There is certainly a part of me that feels a bit nervous to tell you that Old Chicago is a frequent date-night spot for me and my husband. I know, it’s nothing fancy. There’s sometimes loud, weird music playing from the modern-day jukebox, and the pizza and beer certainly don’t help our healthy focus. It has been a go-to for us for so long that even on my bachelorette night when we played a silly who knows the bride-to-be best game and the question “what was the couple’s first date?” was asked, many guessed Old Chicago. The servers know us, and us them. That’s how often we go.
But despite the silliness of Old Chicago being a go-to for date night, (and I’m not getting paid to mention them although that would be nice!) it gives my marriage so much of the important elements of a sustainable relationship that I’m not so willing to let it go. Even if it is a bit silly and has no sparkle. But honestly, what keeps a relationship going strong and the connection solid for a love that lasts doesn’t require sparkle. So in the spirit of vulnerability, I’m letting you know my slightly embarrassing date night spot so that I can share with you the elements of a love that lasts and it isn’t all about flash and pizazz.
Going on a weekly date night is a vital piece in feeding into a happy relationship. Or at least a bi-weekly connection time. I know you are a busy gal but when you don’t slow down the go-go-go and carve out time for your relationship then the connection is going to suffer. What’s key in carving out time is that you are establishing a consistent and reliable connection. Your nervous system needs those elements to feel safe and secure in your relationship and so does your partner. Sustainable Love is about consistent, reliable connection and without that your nervous system feels in disconnection limbo land, which makes things feel uneasy and not stable. Especially for women and their responsive desire, this base is essential if any physical fun is going to happen in the relationship.
So, you need a date night and one that is consistent. And just like Old Chicago, it does not need to be anything fancy. No need to get tickets to the new show in town, or visit the snazzy restaurant in town to try out their new chef. Sure, you can totally go to these things on occasion but if we feel that’s the expectation for every date night then the likelihood of committing to that consistent time together is going to last, well, likely only one date-night. And remember, we want a love that lasts. To have the consistency you need to minimize any pressure and expectation for the glam and instead lean on what you can stick to on a consistent basis. The known element of a frequently visited location also allows you to sink into a good conversation rather than be distracted by all the newness of a snazzy place.
My husband and I have had many wonderful and also difficult conversations while at our frequently visited go-to spot for date night. The servers have seen us laugh hysterically, and have also seen us cry in celebration or in frustration. It’s been our home base for many valuable conversations that have been pivotal to the growth in our continued connection. And when we don’t have anything particular to discuss, we like to pull out our “One Question A Day for You & Me” book which gives us some guiding questions to ask each other such as “Three words I would use to describe my partner are” and fun ones like “what kind of wild animal would you be and why?”. We don’t do each question daily but you could! Instead, we like to go through the questions of the past week during our date night.
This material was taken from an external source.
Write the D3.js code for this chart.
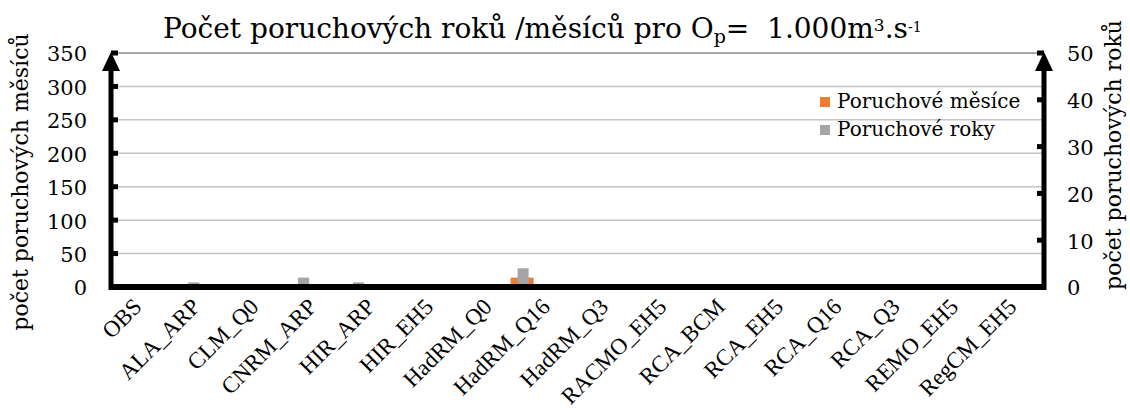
<!DOCTYPE html>
<html>
<head>
<meta charset="utf-8">
<script src="https://cdn.jsdelivr.net/npm/d3@7"></script>
<style>
  body { margin: 0; background: #fff; }
  text { font-family: "DejaVu Serif", serif; fill: #000; }
</style>
</head>
<body>
<div id="chart"></div>
<script>
// Data
const categories = ["OBS", "ALA_ARP", "CLM_Q0", "CNRM_ARP", "HIR_ARP", "HIR_EH5", "HadRM_Q0",
  "HadRM_Q16", "HadRM_Q3", "RACMO_EH5", "RCA_BCM", "RCA_EH5", "RCA_Q16", "RCA_Q3", "REMO_EH5", "RegCM_EH5"];
const months = [0, 0, 0, 0, 0, 0, 0, 14, 0, 0, 0, 0, 0, 0, 0, 0];   // Poruchové měsíce (left axis)
const years = [0, 1, 0, 2, 1, 0, 0, 4, 0, 0, 0, 0, 0, 0, 0, 0];     // Poruchové roky (right axis)
const leftTicks = [0, 50, 100, 150, 200, 250, 300, 350];
const rightTicks = [0, 10, 20, 30, 40, 50];

const width = 1130, height = 418;
const margin = { top: 53, right: 86, bottom: 131, left: 111 };
const innerW = width - margin.left - margin.right;
const innerH = height - margin.top - margin.bottom;

const svg = d3.select("#chart").append("svg")
  .attr("width", width)
  .attr("height", height);

const g = svg.append("g").attr("transform", `translate(${margin.left},${margin.top})`);

// bars sit on one extra empty slot, labels are spread over the categories only
const xBars = d3.scaleBand().domain(d3.range(categories.length + 1)).range([0, innerW]);
const xLab = d3.scaleBand().domain(categories).range([0, innerW]);
const yL = d3.scaleLinear().domain([0, 350]).range([innerH, 0]);
const yR = d3.scaleLinear().domain([0, 50]).range([innerH, 0]);

// gridlines
g.append("g")
  .selectAll("line")
  .data(leftTicks.filter(d => d > 0))
  .join("line")
  .attr("x1", 0)
  .attr("x2", innerW)
  .attr("y1", d => yL(d))
  .attr("y2", d => yL(d))
  .attr("stroke", d => d === 350 ? "#8c8c8c" : "#c4c4c4")
  .attr("stroke-width", 1.5);

// bars
g.append("g")
  .selectAll("rect")
  .data(months)
  .join("rect")
  .attr("x", (d, i) => xBars(i) + xBars.bandwidth() / 2 - 12)
  .attr("width", 23)
  .attr("y", d => yL(d))
  .attr("height", d => innerH - yL(d))
  .attr("fill", "#ED7D31");

g.append("g")
  .selectAll("rect")
  .data(years)
  .join("rect")
  .attr("x", (d, i) => xBars(i) + xBars.bandwidth() / 2 - 5)
  .attr("width", 11)
  .attr("y", d => yR(d))
  .attr("height", d => innerH - yR(d))
  .attr("fill", "#A5A5A5");

// left axis
const leftAxis = g.append("g")
  .call(d3.axisLeft(yL).tickValues(leftTicks).tickSize(0).tickPadding(24));
leftAxis.select(".domain").remove();
leftAxis.selectAll("text").style("font-size", "21px").attr("dy", "0.38em");
g.append("g")
  .selectAll("rect")
  .data(leftTicks.filter(d => d > 0))
  .join("rect")
  .attr("x", 0)
  .attr("y", d => yL(d) - 2.5)
  .attr("width", 7)
  .attr("height", 5)
  .attr("fill", "#000");

// right axis
const rightAxis = g.append("g")
  .attr("transform", `translate(${innerW},0)`)
  .call(d3.axisRight(yR).tickValues(rightTicks).tickSize(0).tickPadding(23));
rightAxis.select(".domain").remove();
rightAxis.selectAll("text").style("font-size", "21px").attr("dy", "0.38em");
g.append("g")
  .selectAll("rect")
  .data(rightTicks.filter(d => d > 0))
  .join("rect")
  .attr("x", innerW - 7)
  .attr("y", d => yR(d) - 2.5)
  .attr("width", 7)
  .attr("height", 5)
  .attr("fill", "#000");

// thick axis lines with arrow heads
g.append("line").attr("x1", -2).attr("x2", innerW + 2).attr("y1", innerH).attr("y2", innerH)
  .attr("stroke", "#000").attr("stroke-width", 6);
[0, innerW].forEach(x0 => {
  g.append("line").attr("x1", x0).attr("x2", x0).attr("y1", innerH + 3).attr("y2", 12)
    .attr("stroke", "#000").attr("stroke-width", 5);
  g.append("path")
    .attr("d", `M${x0},-1 L${x0 - 9},18 L${x0 + 9},18 Z`)
    .attr("fill", "#000");
});

// category labels
g.append("g")
  .selectAll("text")
  .data(categories)
  .join("text")
  .attr("transform", d => `translate(${xLab(d) + xLab.bandwidth() / 2 + 3},${innerH + 21}) rotate(-45)`)
  .attr("text-anchor", "end")
  .style("font-family", "'Liberation Serif', serif")
  .style("font-size", "23px")
  .text(d => d);

// axis titles
svg.append("text")
  .attr("transform", `translate(28,182) rotate(-90)`)
  .attr("text-anchor", "middle")
  .style("font-size", "22px")
  .text("počet poruchových měsíců");

svg.append("text")
  .attr("transform", `translate(1121,155) rotate(-90)`)
  .attr("text-anchor", "middle")
  .style("font-size", "22px")
  .text("počet poruchových roků");

// title
const title = svg.append("text")
  .attr("x", 163)
  .attr("y", 38)
  .attr("xml:space", "preserve")
  .style("font-size", "28px");
title.append("tspan").text("Počet poruchových roků /měsíců pro O");
title.append("tspan").attr("baseline-shift", "-25%").style("font-size", "19px").text("p");
title.append("tspan").text("=\u00a0 1.000m");
title.append("tspan").attr("baseline-shift", "40%").style("font-size", "17px").text("3");
title.append("tspan").text(".s");
title.append("tspan").attr("baseline-shift", "40%").style("font-size", "14px").text("-1");

// legend
const legendItems = [
  { name: "Poruchové měsíce", color: "#ED7D31" },
  { name: "Poruchové roky", color: "#A5A5A5" }
];
const legend = svg.append("g").attr("transform", "translate(820,97)");
legend.selectAll("rect")
  .data(legendItems)
  .join("rect")
  .attr("x", 0)
  .attr("y", (d, i) => i * 28)
  .attr("width", 10)
  .attr("height", 10)
  .attr("fill", d => d.color);
legend.selectAll("text")
  .data(legendItems)
  .join("text")
  .attr("x", 17)
  .attr("y", (d, i) => i * 28 + 11)
  .style("font-size", "20px")
  .text(d => d.name);
</script>
</body>
</html>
For you to create ease and security in your relationship you need to have a system in place where there is a reliable time for you and your partner to chat, communicate, enjoy each other's company, and share in an emotional way. Date night is a great way to feed into this essential element. And your date night might not be Old Chicago like ours but pick a place where both of you can communicate with each other and share in emotional vulnerability. Remember, it doesn’t have to be big or fancy. The couch in your own home in front of the fireplace where you can chat over some tea works just as well. As long as it’s intentional the location doesn’t matter. Just keep in mind to not to let fido disrupt your connection time.
Even if quality time isn’t your primary love language, having a consistent date night where you can have meaningful conversations with your partner is pure gold for your relationship. The reason for this is that for most women establishing and maintaining a solid emotional connection with your partner is vital to opening more into the physical and sexual sides of the relationship because you know that relying on spontaneous desire isn’t a good idea. I don’t know about you but when I feel like passing ships with my Husband for too many days in a row without feeding into our emotional connection, the sexual side of me is likely to feel “heck no” to any idea of sexual intimacy.
Even if you have your Hello/Goodbye Ritual established so you are not completely missing the connection boat altogether, this isn’t enough on its own to fill that emotional foundation in your relationship. I urge you to, if you haven’t already, have a chat with your partner to set some time in your calendar for when you can have your date night. I personally like the same night each week so that I can plan for that time and commit to the consistency. This is great too because my friends and family now know when our date night is and they have learned to help us protect that time as well by making sure plans don’t happen on that night.
Perhaps your schedule isn’t as accommodating to the same day or time each week and if this is the case, put your date night on the calendar for the next two months as best you can. It may be Sunday night this week and, because family is in town the following week, you may have your date on Wednesday. The point is a consistent time for you both to connect and communicate and if it’s not on the same day that’s ok. The consistency is in a continued commitment to date night and not necessarily on a consistent day.